Update:
https://twitter.com/Innomen/status/1764490341636276229
I don’t want to write this or publish it. I don’t want to be harassed by death worshippers or white knights. My days of 8 hour reply chain debates are behind me. But this has to be said. And while I am linguistically directing this at Cait, it’s actually aimed at any who agree. She’s merely the real world example I’m using to avoid speculation. So if you try to debate me on this and I don’t reply, I’m only saving myself pointless work. Just sayin.
And now we have the following, which forces me to revisit that statement at greater length.
That bothers me. This is spin in direct service of death and pain in the hopes that it indirectly opposes death and pain. This is exactly the thing I feared and mentioned.
His death Was a suicide. He knew he would die, period. A suicide mission is still a suicide. Cait has always had a strong death worship streak, I discovered this when we got into it over her literally cheering for brain cancer just because it afflicted a political figure she deemed herself fit to death sentence. I wasn’t the only one to call her out on this.
She’s basically arguing that the ends justify the means, (again) that his agonizing death was not only acceptable, but desirable. (Given a Death Note, I wonder, what would her final body count be? What would yours be?) She pays lip service to it being tragic and avoidable the near exact same way war mongers do when talking about collateral damage, but I honestly doubt she’d put him out if given a time machine button to accomplish it. (Would you?) And she’s doing it because she’s enamored with the romance of the act, and pleased with the outcomes. Opposing death properly includes opposing it even when some aspect of it pleases you. (In this case the glorious intentions and heroism.)
I said right away that I’d have rather he lived for the cause and made his enemies kill him. Expressly because I knew people would romanticize it. The brutal meathook reality of burning someone alive, is receding further and further away the more it becomes a folk song. That’s playing with fire, literally and figuratively.

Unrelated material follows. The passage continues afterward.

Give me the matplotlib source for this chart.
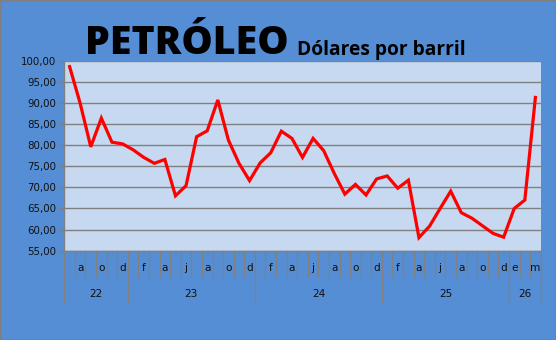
import matplotlib
matplotlib.use('AGG')
import matplotlib.pyplot as plt
from matplotlib.patches import Rectangle
from matplotlib.ticker import FuncFormatter, FixedLocator
import matplotlib.transforms as mtransforms

# Monthly values, Jul 2022 .. Mar 2026 (dollars per barrel)
prices = [98.6, 89.9, 79.6, 86.4, 80.7, 80.3,
          78.9, 77.1, 75.7, 76.6, 68.0, 70.4, 82.0, 83.4, 90.7, 81.2, 75.7, 71.6,
          75.8, 78.2, 83.3, 81.6, 77.1, 81.6, 78.7, 73.3, 68.4, 70.7, 68.2, 72.0, 72.7, 69.8,
          71.7, 58.1, 60.8, 65.0, 69.1, 64.0, 62.7, 60.9, 59.1, 58.2,
          65.0, 67.0, 91.3]

# Month letters as shown under the axis (blank = not shown)
month_labels = ['', 'a', '', 'o', '', 'd',
                '', 'f', '', 'a', '', 'j', '', 'a', '', 'o', '', 'd',
                '', 'f', '', 'a', '', 'j', '', 'a', '', 'o', '', 'd',
                '', 'f', '', 'a', '', 'j', '', 'a', '', 'o', '', 'd',
                'e', '', 'm']

years = ['22', '23', '24', '25', '26']
months_per_year = [6, 12, 12, 12, 3]

W, H = 556, 340
bg = '#558ED5'
plot_bg = '#C6D9F1'
grey = '#808080'

fig = plt.figure(figsize=(W / 100, H / 100), dpi=100, facecolor=bg)

# plot area in pixels
left, right, top, bottom = 64.3, 540.7, 60.7, 250.7
ax = fig.add_axes([left / W, (H - bottom) / H, (right - left) / W, (bottom - top) / H])
ax.set_facecolor(plot_bg)

x = list(range(len(prices)))
ax.plot(x, prices, color='#FF0000', lw=2.3, solid_joinstyle='miter', zorder=3)

ax.set_xlim(-0.5, len(prices) - 0.5)
ax.set_ylim(55, 100)
ax.set_yticks(range(55, 101, 5))
ax.yaxis.set_major_formatter(FuncFormatter(lambda v, p: f'{v:.2f}'.replace('.', ',')))
ax.grid(axis='y', color=grey, lw=1.0)
ax.set_axisbelow(True)

for s in ['top', 'right']:
    ax.spines[s].set_visible(False)
for s in ['left', 'bottom']:
    ax.spines[s].set_color(grey)
    ax.spines[s].set_linewidth(1.0)

ax.tick_params(axis='y', length=3.6, width=1.0, color=grey, labelsize=7.4,
               labelcolor='#111111', pad=2)

# month boundary ticks (short) and year boundary ticks (long)
bounds = [-0.5]
for n in months_per_year:
    bounds.append(bounds[-1] + n)
ax.xaxis.set_major_locator(FixedLocator(bounds))
ax.xaxis.set_minor_locator(FixedLocator([i - 0.5 for i in range(len(prices) + 1)]))
ax.tick_params(axis='x', which='major', length=52 * 0.72, width=1.0, color=grey,
               labelbottom=False)
ax.tick_params(axis='x', which='minor', length=26 * 0.72, width=1.0, color=grey,
               labelbottom=False)

trans = mtransforms.blended_transform_factory(ax.transData, ax.transAxes)
y_month = -(268.3 - bottom) / (bottom - top)
y_year = -(294 - bottom) / (bottom - top)
for i, lab in enumerate(month_labels):
    if lab:
        ax.text(i, y_month, lab, transform=trans, ha='center', va='center',
                fontsize=7.6, color='#111111')
for k, yr in enumerate(years):
    ax.text((bounds[k] + bounds[k + 1]) / 2, y_year, yr, transform=trans,
            ha='center', va='center', fontsize=7.6, color='#111111')

# title
fig.text(85 / W, (H - 53.5) / H, 'PETRÓLEO', fontsize=28.4, fontweight='heavy',
         family='Open Sans', va='baseline', ha='left', color='black')
fig.text(297 / W, (H - 54.5) / H, 'Dólares por barril', fontsize=13.8, fontweight='bold',
         family='Open Sans', va='baseline', ha='left', color='black')

# outer border
fig.patches.append(Rectangle((0, 0), 1, 1, transform=fig.transFigure, fill=False,
                             edgecolor=grey, lw=2))

fig.savefig('out.png', dpi=100, facecolor=bg)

It’s ironic, in praising him and his act they forgive the fact that he himself murdered the person they are deifying.
I think art captured this best. People have the right to die, and no one should suffer. Yes. But suicide is suicide. Even if you’re in favor of it, spinning it to provide cover is not the way imo.
“That’s every suicide. Every. Single. One.” ~Red
They are saying that burning someone alive (I don’t care if he’s “willing,” jumpers that survive report changing their mind mid-drop) can be morally urgent. And that’s dangerously close to the entire problem with “collateral damage.”
It brings her closer to the very thing he protested against.
Again art has my final thought for this post. (Even though the song ultimately agrees with Cait et al.)
“I wish I would have met you. But now it’s a little late.” Maybe we could have come up with a better solution.
I realized I'm not cut from the same cloth when Bin Laden was killed and everyone was cheering. My response was, "that was unfortunate and it's sad it came to this." I couldn't understand the cheering for death. Is it only death you like that is ok? Because if so, you're just as bad and just as culpable as everyone you proclaim to hate - or at least, if not hate, then everyone you proclaim to act against.
I can't stomach accepting one evil when it's deemed the "acceptable" kind. The ends do not justify the means. The means used create the ends accomplished. Period. Use death, you'll get death. Use manipulation, of any kind - even "for their own good" - you'll get lies and manipulation.
Use life you'll get life. Use honesty you'll get honesty. Use wisdom you'll get wisdom.
This doesn't seem complicated to me.
And yet.... it seems utterly incomprehensible to everyone else.
I gave up a long time ago. I'm tired. We don't deserve to live. We are easily manipulated, infinitely hackable, broken animals. I can't lament "why can't people just be better" because I know exactly why.